YOUR INSTRUCTIONS. Transcribe the listing in full, excluding any pictures.

SOURCE EXCERPT.

----

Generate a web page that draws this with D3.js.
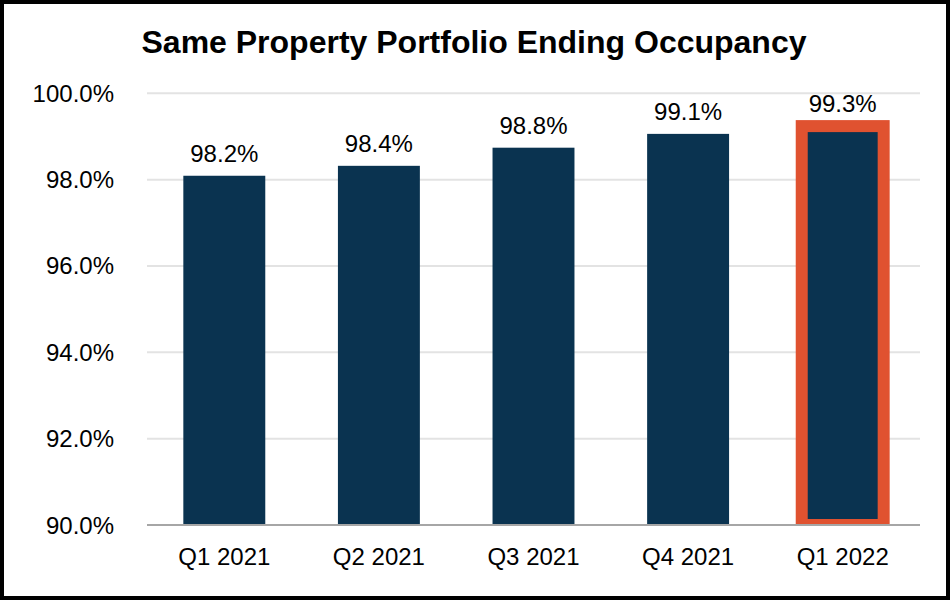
<!DOCTYPE html>
<html>
<head>
<meta charset="utf-8">
<script src="https://cdn.jsdelivr.net/npm/d3@7"></script>
<style>
  body { margin: 0; background: #fff; }
  text { font-family: "Liberation Sans", Arial, sans-serif; fill: #000; }
</style>
</head>
<body>
<div id="chart"></div>
<script>
var quarters = ["Q1 2021", "Q2 2021", "Q3 2021", "Q4 2021", "Q1 2022"];
var occupancy = [98.09, 98.32, 98.74, 99.06, 99.24];
var barLabels = ["98.2%", "98.4%", "98.8%", "99.1%", "99.3%"];
var yTicks = [90, 92, 94, 96, 98, 100];
var highlight = "Q1 2022";

var width = 950, height = 600;
var plotLeft = 147, plotRight = 920, plotTop = 93.3, plotBottom = 525;

var svg = d3.select("#chart").append("svg")
  .attr("width", width)
  .attr("height", height);

svg.append("rect")
  .attr("x", 2).attr("y", 2)
  .attr("width", width - 4).attr("height", height - 4)
  .attr("fill", "#fff")
  .attr("stroke", "#000")
  .attr("stroke-width", 4);

var x = d3.scaleBand()
  .domain(quarters)
  .range([plotLeft, plotRight])
  .paddingInner(0.47)
  .paddingOuter(0.235);

var y = d3.scaleLinear()
  .domain([90, 100])
  .range([plotBottom, plotTop]);

svg.append("text")
  .attr("x", 474)
  .attr("y", 53)
  .attr("text-anchor", "middle")
  .style("font-size", "32px")
  .style("font-weight", "bold")
  .text("Same Property Portfolio Ending Occupancy");

// gridlines
svg.append("g").selectAll("line")
  .data(yTicks.slice(1))
  .enter().append("line")
  .attr("x1", plotLeft).attr("x2", plotRight)
  .attr("y1", function(d) { return y(d); })
  .attr("y2", function(d) { return y(d); })
  .attr("stroke", "#e3e3e3")
  .attr("stroke-width", 2);

// y tick labels
svg.append("g").selectAll("text")
  .data(yTicks)
  .enter().append("text")
  .attr("x", 114)
  .attr("y", function(d) { return y(d) + 8.5; })
  .attr("text-anchor", "end")
  .style("font-size", "24px")
  .text(function(d) { return d3.format(".1f")(d) + "%"; });

svg.append("clipPath").attr("id", "plotclip")
  .append("rect")
  .attr("x", 0).attr("y", 0)
  .attr("width", width).attr("height", plotBottom);

svg.append("g").attr("clip-path", "url(#plotclip)")
  .selectAll("rect")
  .data(occupancy)
  .enter().append("rect")
  .attr("x", function(d, i) { return x(quarters[i]); })
  .attr("y", function(d) { return y(d); })
  .attr("width", x.bandwidth())
  .attr("height", function(d) { return plotBottom - y(d); })
  .attr("fill", "#0a3350")
  .attr("stroke", function(d, i) { return quarters[i] == highlight ? "#e05230" : "none"; })
  .attr("stroke-width", 12);

// axis line
svg.append("line")
  .attr("x1", plotLeft).attr("x2", plotRight)
  .attr("y1", plotBottom).attr("y2", plotBottom)
  .attr("stroke", "#a6a6a6")
  .attr("stroke-width", 2);

// value labels
svg.append("g").selectAll("text")
  .data(occupancy)
  .enter().append("text")
  .attr("x", function(d, i) { return x(quarters[i]) + x.bandwidth() / 2; })
  .attr("y", function(d) { return y(d) - 14; })
  .attr("text-anchor", "middle")
  .style("font-size", "24px")
  .text(function(d, i) { return barLabels[i]; });

// category labels
svg.append("g").selectAll("text")
  .data(quarters)
  .enter().append("text")
  .attr("x", function(d) { return x(d) + x.bandwidth() / 2; })
  .attr("y", 565)
  .attr("text-anchor", "middle")
  .style("font-size", "24px")
  .text(function(d) { return d; });
</script>
</body>
</html>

----

EXERCISE OUTPUT.
Generate a web page that draws this with D3.js.
<!DOCTYPE html>
<html>
<head>
<meta charset="utf-8">
<script src="https://cdn.jsdelivr.net/npm/d3@7"></script>
<style>
  body { margin: 0; background: #fff; }
  text { font-family: "Liberation Sans", Arial, sans-serif; fill: #000; }
</style>
</head>
<body>
<div id="chart"></div>
<script>
var quarters = ["Q1 2021", "Q2 2021", "Q3 2021", "Q4 2021", "Q1 2022"];
var occupancy = [98.09, 98.32, 98.74, 99.06, 99.24];
var barLabels = ["98.2%", "98.4%", "98.8%", "99.1%", "99.3%"];
var yTicks = [90, 92, 94, 96, 98, 100];
var highlight = "Q1 2022";

var width = 950, height = 600;
var plotLeft = 147, plotRight = 920, plotTop = 93.3, plotBottom = 525;

var svg = d3.select("#chart").append("svg")
  .attr("width", width)
  .attr("height", height);

svg.append("rect")
  .attr("x", 2).attr("y", 2)
  .attr("width", width - 4).attr("height", height - 4)
  .attr("fill", "#fff")
  .attr("stroke", "#000")
  .attr("stroke-width", 4);

var x = d3.scaleBand()
  .domain(quarters)
  .range([plotLeft, plotRight])
  .paddingInner(0.47)
  .paddingOuter(0.235);

var y = d3.scaleLinear()
  .domain([90, 100])
  .range([plotBottom, plotTop]);

svg.append("text")
  .attr("x", 474)
  .attr("y", 53)
  .attr("text-anchor", "middle")
  .style("font-size", "32px")
  .style("font-weight", "bold")
  .text("Same Property Portfolio Ending Occupancy");

// gridlines
svg.append("g").selectAll("line")
  .data(yTicks.slice(1))
  .enter().append("line")
  .attr("x1", plotLeft).attr("x2", plotRight)
  .attr("y1", function(d) { return y(d); })
  .attr("y2", function(d) { return y(d); })
  .attr("stroke", "#e3e3e3")
  .attr("stroke-width", 2);

// y tick labels
svg.append("g").selectAll("text")
  .data(yTicks)
  .enter().append("text")
  .attr("x", 114)
  .attr("y", function(d) { return y(d) + 8.5; })
  .attr("text-anchor", "end")
  .style("font-size", "24px")
  .text(function(d) { return d3.format(".1f")(d) + "%"; });

svg.append("clipPath").attr("id", "plotclip")
  .append("rect")
  .attr("x", 0).attr("y", 0)
  .attr("width", width).attr("height", plotBottom);

svg.append("g").attr("clip-path", "url(#plotclip)")
  .selectAll("rect")
  .data(occupancy)
  .enter().append("rect")
  .attr("x", function(d, i) { return x(quarters[i]); })
  .attr("y", function(d) { return y(d); })
  .attr("width", x.bandwidth())
  .attr("height", function(d) { return plotBottom - y(d); })
  .attr("fill", "#0a3350")
  .attr("stroke", function(d, i) { return quarters[i] == highlight ? "#e05230" : "none"; })
  .attr("stroke-width", 12);

// axis line
svg.append("line")
  .attr("x1", plotLeft).attr("x2", plotRight)
  .attr("y1", plotBottom).attr("y2", plotBottom)
  .attr("stroke", "#a6a6a6")
  .attr("stroke-width", 2);

// value labels
svg.append("g").selectAll("text")
  .data(occupancy)
  .enter().append("text")
  .attr("x", function(d, i) { return x(quarters[i]) + x.bandwidth() / 2; })
  .attr("y", function(d) { return y(d) - 14; })
  .attr("text-anchor", "middle")
  .style("font-size", "24px")
  .text(function(d, i) { return barLabels[i]; });

// category labels
svg.append("g").selectAll("text")
  .data(quarters)
  .enter().append("text")
  .attr("x", function(d) { return x(d) + x.bandwidth() / 2; })
  .attr("y", 565)
  .attr("text-anchor", "middle")
  .style("font-size", "24px")
  .text(function(d) { return d; });
</script>
</body>
</html>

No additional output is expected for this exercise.